Restate, exactly and without pictures, the lines from the start of the listing below through the line holding "80, 85, 90];".

* BEGIN *

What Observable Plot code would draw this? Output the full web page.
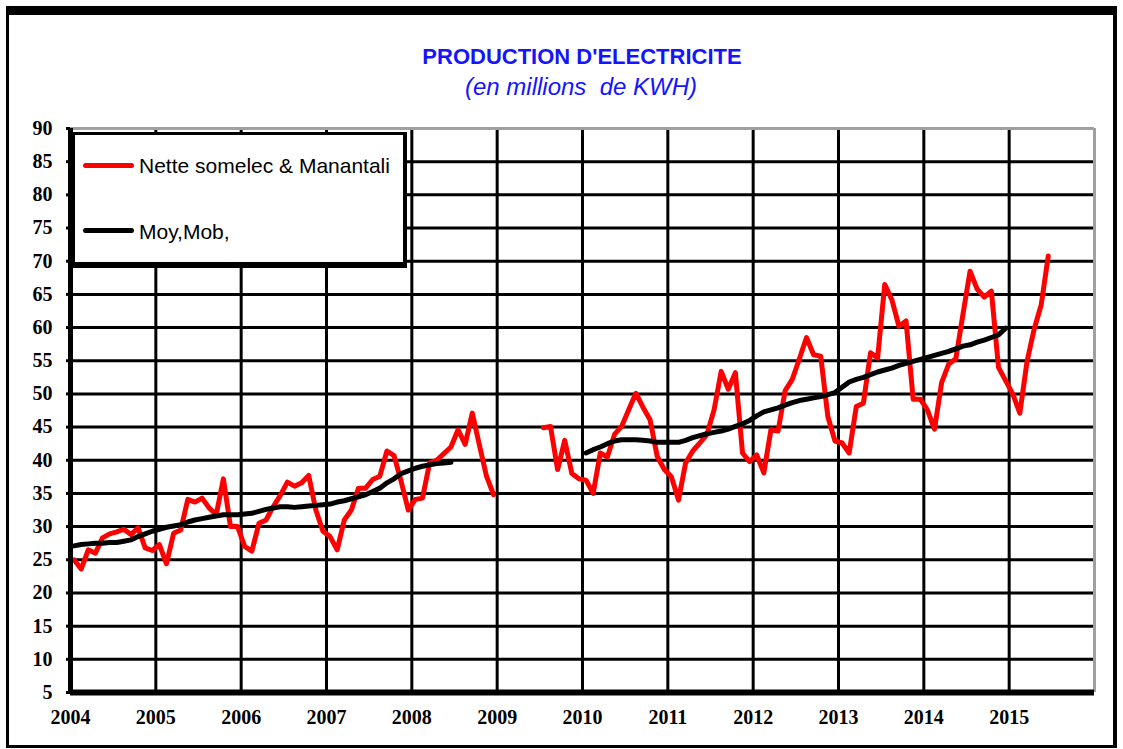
<!DOCTYPE html>
<html><head><meta charset="utf-8">
<script src="https://cdn.jsdelivr.net/npm/d3@7"></script>
<script src="https://cdn.jsdelivr.net/npm/@observablehq/plot@0.6"></script>
<style>
html,body{margin:0;padding:0;background:#fff;}
#page{position:relative;width:1123px;height:749px;overflow:hidden;background:#fff;}
#frame{position:absolute;left:6px;top:6px;width:1111px;height:742px;box-sizing:border-box;border-style:solid;border-color:#000;border-width:9px 4px 3px 3px;}
#title{position:absolute;left:0;width:1164px;top:46px;text-align:center;font:bold 22px/1 "Liberation Sans",Arial,sans-serif;color:#1414ff;white-space:pre;}
#subtitle{position:absolute;left:0;width:1162px;top:75px;text-align:center;font:italic 24px/1 "Liberation Sans",Arial,sans-serif;color:#1414ff;white-space:pre;}
#chart{position:absolute;left:0;top:100px;}
#legend{position:absolute;left:72px;top:132px;width:335px;height:136px;box-sizing:border-box;background:#fff;border-style:solid;border-color:#000;border-width:3px 4px 6px 3px;}
.swatch{position:absolute;left:83px;width:51px;height:5px;border-radius:3px;}
.ltext{position:absolute;left:139px;font:21px/1 "Liberation Sans",Arial,sans-serif;color:#000;white-space:pre;}
</style></head>
<body>
<div id="page">
  <div id="frame"></div>
  <div id="title">PRODUCTION D'ELECTRICITE</div>
  <div id="subtitle">(en millions  de KWH)</div>
  <div id="chart"></div>
  <div id="legend"></div>
  <div class="swatch" style="top:163px;background:#ff0000;"></div>
  <div class="ltext" style="top:155px;">Nette somelec &amp; Manantali</div>
  <div class="swatch" style="top:228px;background:#000;"></div>
  <div class="ltext" style="top:221px;">Moy,Mob,</div>
</div>
<script>
// Monthly values, January 2004 onward (null = no data)
const firstYear = 2004;
const years = [2004, 2005, 2006, 2007, 2008, 2009, 2010, 2011, 2012, 2013, 2014, 2015];
const yTicks = [5, 10, 15, 20, 25, 30, 35, 40, 45, 50, 55, 60, 65, 70, 75, 80, 85, 90];

// "Nette somelec & Manantali" (Jan 2004 – Jun 2015)
const nette = [
  25.0, 23.6, 26.5, 26.0, 28.3, 28.9, 29.2, 29.6, 28.8, 29.8, 26.8, 26.4,
  27.3, 24.4, 29.0, 29.5, 34.1, 33.7, 34.3, 32.8, 31.8, 37.2, 30.0, 30.0,
  27.0, 26.3, 30.5, 31.0, 33.0, 34.7, 36.7, 36.1, 36.6, 37.7, 32.5, 29.3,
  28.5, 26.5, 31.0, 32.5, 35.8, 35.8, 37.1, 37.6, 41.4, 40.7, 36.8, 32.5,
  34.1, 34.3, 39.6, 40.0, 41.0, 42.0, 44.6, 42.4, 47.1, 42.3, 37.6, 34.8,
  null, null, null, null, null, null, 44.9, 45.1, 38.6, 43.0, 38.0, 37.2,
  37.0, 35.0, 41.1, 40.5, 43.9, 45.1, 47.6, 50.1, 48.0, 46.1, 40.6, 38.6,
  37.5, 34.0, 39.6, 41.4, 42.6, 43.9, 47.6, 53.4, 50.7, 53.2, 41.1, 39.8,
  40.8, 38.1, 44.6, 44.4, 50.5, 52.2, 55.3, 58.5, 55.9, 55.7, 46.6, 42.9,
  42.6, 41.1, 48.1, 48.6, 56.2, 55.4, 66.5, 64.2, 60.2, 61.0, 49.2, 49.2,
  47.6, 44.7, 51.7, 54.5, 55.3, 62.0, 68.5, 65.8, 64.6, 65.5, 54.0, 52.0,
  50.0, 47.1, 54.8, 59.7, 63.4, 70.8
];

// "Moy,Mob," moving average (Jan 2004 – Dec 2014)
const moyMob = [
  27.1, 27.3, 27.4, 27.5, 27.5, 27.6, 27.6, 27.8, 28.0, 28.5, 28.9, 29.3,
  29.6, 29.9, 30.1, 30.3, 30.7, 31.0, 31.2, 31.4, 31.6, 31.8, 31.8, 31.8,
  31.9, 32.0, 32.3, 32.6, 32.8, 33.0, 33.0, 32.9, 33.0, 33.1, 33.2, 33.3,
  33.4, 33.7, 33.9, 34.2, 34.5, 34.8, 35.3, 35.8, 36.6, 37.2, 38.0, 38.4,
  38.8, 39.1, 39.3, 39.5, 39.6, 39.7, null, null, null, null, null, null,
  null, null, null, null, null, null, null, null, null, null, null, null,
  41.1, 41.6, 42.0, 42.5, 42.9, 43.1, 43.1, 43.1, 43.0, 42.9, 42.7, 42.7,
  42.7, 42.7, 43.0, 43.4, 43.7, 44.0, 44.2, 44.4, 44.7, 45.1, 45.5, 46.0,
  46.7, 47.3, 47.6, 47.9, 48.3, 48.7, 49.0, 49.2, 49.4, 49.6, 49.9, 50.2,
  51.0, 51.8, 52.2, 52.5, 52.9, 53.3, 53.6, 53.9, 54.3, 54.6, 54.9, 55.2,
  55.5, 55.8, 56.1, 56.4, 56.8, 57.2, 57.4, 57.8, 58.1, 58.5, 58.9, 59.9
];

// position each monthly value at mid-month
const toRows = arr => arr.map((v, i) => ({t: firstYear + (i + 0.5) / 12, v}));
const netteRows = toRows(nette);
const moyRows = toRows(moyMob);

const axisFont = {fontSize: 20, fontWeight: "bold", fontFamily: "Liberation Serif, Times New Roman, serif"};

const chart = Plot.plot({
  width: 1123,
  height: 640,
  marginLeft: 70,
  marginRight: 29,
  marginTop: 28,
  marginBottom: 48,
  x: {domain: [2004, 2016], axis: null},
  y: {domain: [5, 90], axis: null},
  style: {background: "transparent", color: "#000", overflow: "visible"},
  marks: [
    Plot.ruleY(yTicks.filter(v => v > 5 && v < 90), {stroke: "#000", strokeWidth: 3}),
    Plot.ruleX(years.filter(y => y > 2004), {stroke: "#000", strokeWidth: 3}),
    Plot.ruleY([90], {stroke: "#a0a0a0", strokeWidth: 3}),
    Plot.ruleX([2016], {stroke: "#a0a0a0", strokeWidth: 3}),
    Plot.line(netteRows, {x: "t", y: "v", stroke: "#ff0000", strokeWidth: 5, strokeLinejoin: "round", strokeLinecap: "round"}),
    Plot.line(moyRows, {x: "t", y: "v", stroke: "#000", strokeWidth: 5, strokeLinejoin: "round", strokeLinecap: "round"}),
    Plot.ruleX([2004], {stroke: "#000", strokeWidth: 5}),
    Plot.ruleY([5], {stroke: "#000", strokeWidth: 6}),
    Plot.axisY(yTicks, {tickSize: 4, tickPadding: 14, strokeWidth: 3, label: null, tickFormat: d => `${d}`, ...axisFont}),
    Plot.axisX(years, {tickSize: 0, tickPadding: 17, label: null, tickFormat: d => `${d}`, ...axisFont})
  ]
});
document.getElementById("chart").appendChild(chart);
</script>
</body></html>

* END *

# Reply
What Observable Plot code would draw this? Output the full web page.
<!DOCTYPE html>
<html><head><meta charset="utf-8">
<script src="https://cdn.jsdelivr.net/npm/d3@7"></script>
<script src="https://cdn.jsdelivr.net/npm/@observablehq/plot@0.6"></script>
<style>
html,body{margin:0;padding:0;background:#fff;}
#page{position:relative;width:1123px;height:749px;overflow:hidden;background:#fff;}
#frame{position:absolute;left:6px;top:6px;width:1111px;height:742px;box-sizing:border-box;border-style:solid;border-color:#000;border-width:9px 4px 3px 3px;}
#title{position:absolute;left:0;width:1164px;top:46px;text-align:center;font:bold 22px/1 "Liberation Sans",Arial,sans-serif;color:#1414ff;white-space:pre;}
#subtitle{position:absolute;left:0;width:1162px;top:75px;text-align:center;font:italic 24px/1 "Liberation Sans",Arial,sans-serif;color:#1414ff;white-space:pre;}
#chart{position:absolute;left:0;top:100px;}
#legend{position:absolute;left:72px;top:132px;width:335px;height:136px;box-sizing:border-box;background:#fff;border-style:solid;border-color:#000;border-width:3px 4px 6px 3px;}
.swatch{position:absolute;left:83px;width:51px;height:5px;border-radius:3px;}
.ltext{position:absolute;left:139px;font:21px/1 "Liberation Sans",Arial,sans-serif;color:#000;white-space:pre;}
</style></head>
<body>
<div id="page">
  <div id="frame"></div>
  <div id="title">PRODUCTION D'ELECTRICITE</div>
  <div id="subtitle">(en millions  de KWH)</div>
  <div id="chart"></div>
  <div id="legend"></div>
  <div class="swatch" style="top:163px;background:#ff0000;"></div>
  <div class="ltext" style="top:155px;">Nette somelec &amp; Manantali</div>
  <div class="swatch" style="top:228px;background:#000;"></div>
  <div class="ltext" style="top:221px;">Moy,Mob,</div>
</div>
<script>
// Monthly values, January 2004 onward (null = no data)
const firstYear = 2004;
const years = [2004, 2005, 2006, 2007, 2008, 2009, 2010, 2011, 2012, 2013, 2014, 2015];
const yTicks = [5, 10, 15, 20, 25, 30, 35, 40, 45, 50, 55, 60, 65, 70, 75, 80, 85, 90];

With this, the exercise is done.